> Given task
Leave out the pictures and reproduce all of the data exactly.

> Collected material
╭──

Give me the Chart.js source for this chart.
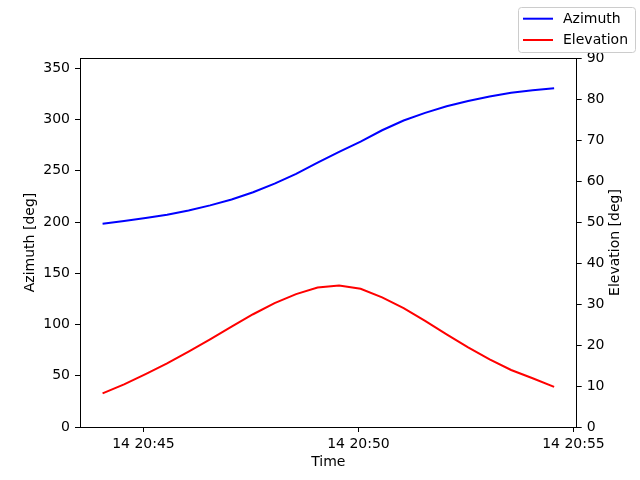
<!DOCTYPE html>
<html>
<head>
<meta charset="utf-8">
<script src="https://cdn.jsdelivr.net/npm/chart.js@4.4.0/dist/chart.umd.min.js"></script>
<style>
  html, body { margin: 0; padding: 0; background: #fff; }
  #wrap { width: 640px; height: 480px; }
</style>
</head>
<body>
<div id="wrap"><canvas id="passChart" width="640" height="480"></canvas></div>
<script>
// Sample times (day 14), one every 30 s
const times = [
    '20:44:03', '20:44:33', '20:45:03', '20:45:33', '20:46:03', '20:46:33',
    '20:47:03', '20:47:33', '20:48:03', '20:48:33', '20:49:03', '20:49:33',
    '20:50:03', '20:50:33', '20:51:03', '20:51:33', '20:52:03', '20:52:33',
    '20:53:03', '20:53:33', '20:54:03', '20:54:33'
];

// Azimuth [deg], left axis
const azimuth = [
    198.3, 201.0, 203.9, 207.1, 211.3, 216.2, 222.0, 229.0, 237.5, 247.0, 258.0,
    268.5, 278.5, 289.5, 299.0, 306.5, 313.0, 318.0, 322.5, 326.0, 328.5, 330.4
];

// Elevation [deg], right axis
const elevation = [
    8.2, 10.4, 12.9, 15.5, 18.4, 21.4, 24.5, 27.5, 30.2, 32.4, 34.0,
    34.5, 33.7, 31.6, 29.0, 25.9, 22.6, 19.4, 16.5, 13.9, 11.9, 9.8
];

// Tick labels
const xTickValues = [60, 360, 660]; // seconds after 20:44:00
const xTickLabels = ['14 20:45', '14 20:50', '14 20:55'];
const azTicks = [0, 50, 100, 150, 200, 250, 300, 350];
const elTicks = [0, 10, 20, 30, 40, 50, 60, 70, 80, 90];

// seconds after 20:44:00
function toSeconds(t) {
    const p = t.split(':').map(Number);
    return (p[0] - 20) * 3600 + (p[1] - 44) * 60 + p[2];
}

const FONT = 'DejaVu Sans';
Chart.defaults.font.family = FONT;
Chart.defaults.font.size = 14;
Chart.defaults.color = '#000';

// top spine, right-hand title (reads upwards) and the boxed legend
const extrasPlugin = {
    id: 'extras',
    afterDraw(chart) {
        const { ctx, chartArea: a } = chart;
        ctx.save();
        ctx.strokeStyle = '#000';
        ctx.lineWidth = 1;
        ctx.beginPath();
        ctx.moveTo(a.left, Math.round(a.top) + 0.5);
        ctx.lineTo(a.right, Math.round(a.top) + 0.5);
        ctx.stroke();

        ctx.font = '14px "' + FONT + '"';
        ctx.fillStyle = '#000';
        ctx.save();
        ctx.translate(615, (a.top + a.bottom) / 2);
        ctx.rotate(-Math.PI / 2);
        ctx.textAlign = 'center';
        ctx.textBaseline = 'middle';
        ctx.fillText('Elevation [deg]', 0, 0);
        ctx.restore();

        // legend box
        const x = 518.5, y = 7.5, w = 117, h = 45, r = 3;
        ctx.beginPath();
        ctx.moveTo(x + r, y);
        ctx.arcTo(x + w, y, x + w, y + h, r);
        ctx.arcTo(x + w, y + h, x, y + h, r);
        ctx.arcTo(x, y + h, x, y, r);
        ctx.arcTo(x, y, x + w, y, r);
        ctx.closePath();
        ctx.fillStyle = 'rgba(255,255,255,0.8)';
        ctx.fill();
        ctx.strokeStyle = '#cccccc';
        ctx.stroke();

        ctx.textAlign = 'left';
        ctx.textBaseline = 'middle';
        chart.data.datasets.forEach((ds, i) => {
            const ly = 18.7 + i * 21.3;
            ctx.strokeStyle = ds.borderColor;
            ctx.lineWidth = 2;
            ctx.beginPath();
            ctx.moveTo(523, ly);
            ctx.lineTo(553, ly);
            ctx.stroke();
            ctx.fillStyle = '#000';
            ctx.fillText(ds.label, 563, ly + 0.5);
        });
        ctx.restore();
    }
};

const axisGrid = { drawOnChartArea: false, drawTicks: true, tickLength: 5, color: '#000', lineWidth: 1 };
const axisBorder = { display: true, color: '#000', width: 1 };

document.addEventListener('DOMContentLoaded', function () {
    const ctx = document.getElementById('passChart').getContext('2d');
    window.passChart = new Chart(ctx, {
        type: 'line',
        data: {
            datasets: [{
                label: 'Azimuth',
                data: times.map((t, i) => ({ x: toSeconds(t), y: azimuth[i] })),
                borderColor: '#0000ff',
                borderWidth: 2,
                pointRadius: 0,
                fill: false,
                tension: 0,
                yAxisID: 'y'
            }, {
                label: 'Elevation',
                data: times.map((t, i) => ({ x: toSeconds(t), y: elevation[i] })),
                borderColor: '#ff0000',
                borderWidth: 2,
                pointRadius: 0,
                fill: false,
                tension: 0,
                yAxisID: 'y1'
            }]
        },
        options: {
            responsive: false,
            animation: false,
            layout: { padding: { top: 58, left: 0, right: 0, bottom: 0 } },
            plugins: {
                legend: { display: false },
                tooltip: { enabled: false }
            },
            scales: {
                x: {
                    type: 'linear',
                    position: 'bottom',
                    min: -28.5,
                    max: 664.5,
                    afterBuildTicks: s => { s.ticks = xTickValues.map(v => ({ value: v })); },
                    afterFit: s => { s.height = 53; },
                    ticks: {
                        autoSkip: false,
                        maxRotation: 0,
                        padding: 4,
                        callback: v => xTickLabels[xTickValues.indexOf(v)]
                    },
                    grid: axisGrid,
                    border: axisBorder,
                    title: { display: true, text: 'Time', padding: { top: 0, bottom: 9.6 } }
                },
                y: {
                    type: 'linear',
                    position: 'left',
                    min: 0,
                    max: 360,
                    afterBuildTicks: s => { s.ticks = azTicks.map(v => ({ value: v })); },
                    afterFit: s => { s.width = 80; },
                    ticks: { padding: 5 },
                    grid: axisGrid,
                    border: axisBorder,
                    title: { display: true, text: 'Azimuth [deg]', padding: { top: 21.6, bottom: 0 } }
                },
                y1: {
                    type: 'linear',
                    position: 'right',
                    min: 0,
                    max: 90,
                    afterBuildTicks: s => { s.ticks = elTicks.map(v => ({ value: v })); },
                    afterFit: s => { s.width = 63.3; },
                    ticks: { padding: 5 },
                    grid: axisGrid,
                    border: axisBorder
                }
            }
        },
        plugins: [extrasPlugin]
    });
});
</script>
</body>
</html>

╰──

> Problem solution
Give me the Chart.js source for this chart.
<!DOCTYPE html>
<html>
<head>
<meta charset="utf-8">
<script src="https://cdn.jsdelivr.net/npm/chart.js@4.4.0/dist/chart.umd.min.js"></script>
<style>
  html, body { margin: 0; padding: 0; background: #fff; }
  #wrap { width: 640px; height: 480px; }
</style>
</head>
<body>
<div id="wrap"><canvas id="passChart" width="640" height="480"></canvas></div>
<script>
// Sample times (day 14), one every 30 s
const times = [
    '20:44:03', '20:44:33', '20:45:03', '20:45:33', '20:46:03', '20:46:33',
    '20:47:03', '20:47:33', '20:48:03', '20:48:33', '20:49:03', '20:49:33',
    '20:50:03', '20:50:33', '20:51:03', '20:51:33', '20:52:03', '20:52:33',
    '20:53:03', '20:53:33', '20:54:03', '20:54:33'
];

// Azimuth [deg], left axis
const azimuth = [
    198.3, 201.0, 203.9, 207.1, 211.3, 216.2, 222.0, 229.0, 237.5, 247.0, 258.0,
    268.5, 278.5, 289.5, 299.0, 306.5, 313.0, 318.0, 322.5, 326.0, 328.5, 330.4
];

// Elevation [deg], right axis
const elevation = [
    8.2, 10.4, 12.9, 15.5, 18.4, 21.4, 24.5, 27.5, 30.2, 32.4, 34.0,
    34.5, 33.7, 31.6, 29.0, 25.9, 22.6, 19.4, 16.5, 13.9, 11.9, 9.8
];

// Tick labels
const xTickValues = [60, 360, 660]; // seconds after 20:44:00
const xTickLabels = ['14 20:45', '14 20:50', '14 20:55'];
const azTicks = [0, 50, 100, 150, 200, 250, 300, 350];
const elTicks = [0, 10, 20, 30, 40, 50, 60, 70, 80, 90];

// seconds after 20:44:00
function toSeconds(t) {
    const p = t.split(':').map(Number);
    return (p[0] - 20) * 3600 + (p[1] - 44) * 60 + p[2];
}

const FONT = 'DejaVu Sans';
Chart.defaults.font.family = FONT;
Chart.defaults.font.size = 14;
Chart.defaults.color = '#000';

// top spine, right-hand title (reads upwards) and the boxed legend
const extrasPlugin = {
    id: 'extras',
    afterDraw(chart) {
        const { ctx, chartArea: a } = chart;
        ctx.save();
        ctx.strokeStyle = '#000';
        ctx.lineWidth = 1;
        ctx.beginPath();
        ctx.moveTo(a.left, Math.round(a.top) + 0.5);
        ctx.lineTo(a.right, Math.round(a.top) + 0.5);
        ctx.stroke();

        ctx.font = '14px "' + FONT + '"';
        ctx.fillStyle = '#000';
        ctx.save();
        ctx.translate(615, (a.top + a.bottom) / 2);
        ctx.rotate(-Math.PI / 2);
        ctx.textAlign = 'center';
        ctx.textBaseline = 'middle';
        ctx.fillText('Elevation [deg]', 0, 0);
        ctx.restore();

        // legend box
        const x = 518.5, y = 7.5, w = 117, h = 45, r = 3;
        ctx.beginPath();
        ctx.moveTo(x + r, y);
        ctx.arcTo(x + w, y, x + w, y + h, r);
        ctx.arcTo(x + w, y + h, x, y + h, r);
        ctx.arcTo(x, y + h, x, y, r);
        ctx.arcTo(x, y, x + w, y, r);
        ctx.closePath();
        ctx.fillStyle = 'rgba(255,255,255,0.8)';
        ctx.fill();
        ctx.strokeStyle = '#cccccc';
        ctx.stroke();

        ctx.textAlign = 'left';
        ctx.textBaseline = 'middle';
        chart.data.datasets.forEach((ds, i) => {
            const ly = 18.7 + i * 21.3;
            ctx.strokeStyle = ds.borderColor;
            ctx.lineWidth = 2;
            ctx.beginPath();
            ctx.moveTo(523, ly);
            ctx.lineTo(553, ly);
            ctx.stroke();
            ctx.fillStyle = '#000';
            ctx.fillText(ds.label, 563, ly + 0.5);
        });
        ctx.restore();
    }
};

const axisGrid = { drawOnChartArea: false, drawTicks: true, tickLength: 5, color: '#000', lineWidth: 1 };
const axisBorder = { display: true, color: '#000', width: 1 };

document.addEventListener('DOMContentLoaded', function () {
    const ctx = document.getElementById('passChart').getContext('2d');
    window.passChart = new Chart(ctx, {
        type: 'line',
        data: {
            datasets: [{
                label: 'Azimuth',
                data: times.map((t, i) => ({ x: toSeconds(t), y: azimuth[i] })),
                borderColor: '#0000ff',
                borderWidth: 2,
                pointRadius: 0,
                fill: false,
                tension: 0,
                yAxisID: 'y'
            }, {
                label: 'Elevation',
                data: times.map((t, i) => ({ x: toSeconds(t), y: elevation[i] })),
                borderColor: '#ff0000',
                borderWidth: 2,
                pointRadius: 0,
                fill: false,
                tension: 0,
                yAxisID: 'y1'
            }]
        },
        options: {
            responsive: false,
            animation: false,
            layout: { padding: { top: 58, left: 0, right: 0, bottom: 0 } },
            plugins: {
                legend: { display: false },
                tooltip: { enabled: false }
            },
            scales: {
                x: {
                    type: 'linear',
                    position: 'bottom',
                    min: -28.5,
                    max: 664.5,
                    afterBuildTicks: s => { s.ticks = xTickValues.map(v => ({ value: v })); },
                    afterFit: s => { s.height = 53; },
                    ticks: {
                        autoSkip: false,
                        maxRotation: 0,
                        padding: 4,
                        callback: v => xTickLabels[xTickValues.indexOf(v)]
                    },
                    grid: axisGrid,
                    border: axisBorder,
                    title: { display: true, text: 'Time', padding: { top: 0, bottom: 9.6 } }
                },
                y: {
                    type: 'linear',
                    position: 'left',
                    min: 0,
                    max: 360,
                    afterBuildTicks: s => { s.ticks = azTicks.map(v => ({ value: v })); },
                    afterFit: s => { s.width = 80; },
                    ticks: { padding: 5 },
                    grid: axisGrid,
                    border: axisBorder,
                    title: { display: true, text: 'Azimuth [deg]', padding: { top: 21.6, bottom: 0 } }
                },
                y1: {
                    type: 'linear',
                    position: 'right',
                    min: 0,
                    max: 90,
                    afterBuildTicks: s => { s.ticks = elTicks.map(v => ({ value: v })); },
                    afterFit: s => { s.width = 63.3; },
                    ticks: { padding: 5 },
                    grid: axisGrid,
                    border: axisBorder
                }
            }
        },
        plugins: [extrasPlugin]
    });
});
</script>
</body>
</html>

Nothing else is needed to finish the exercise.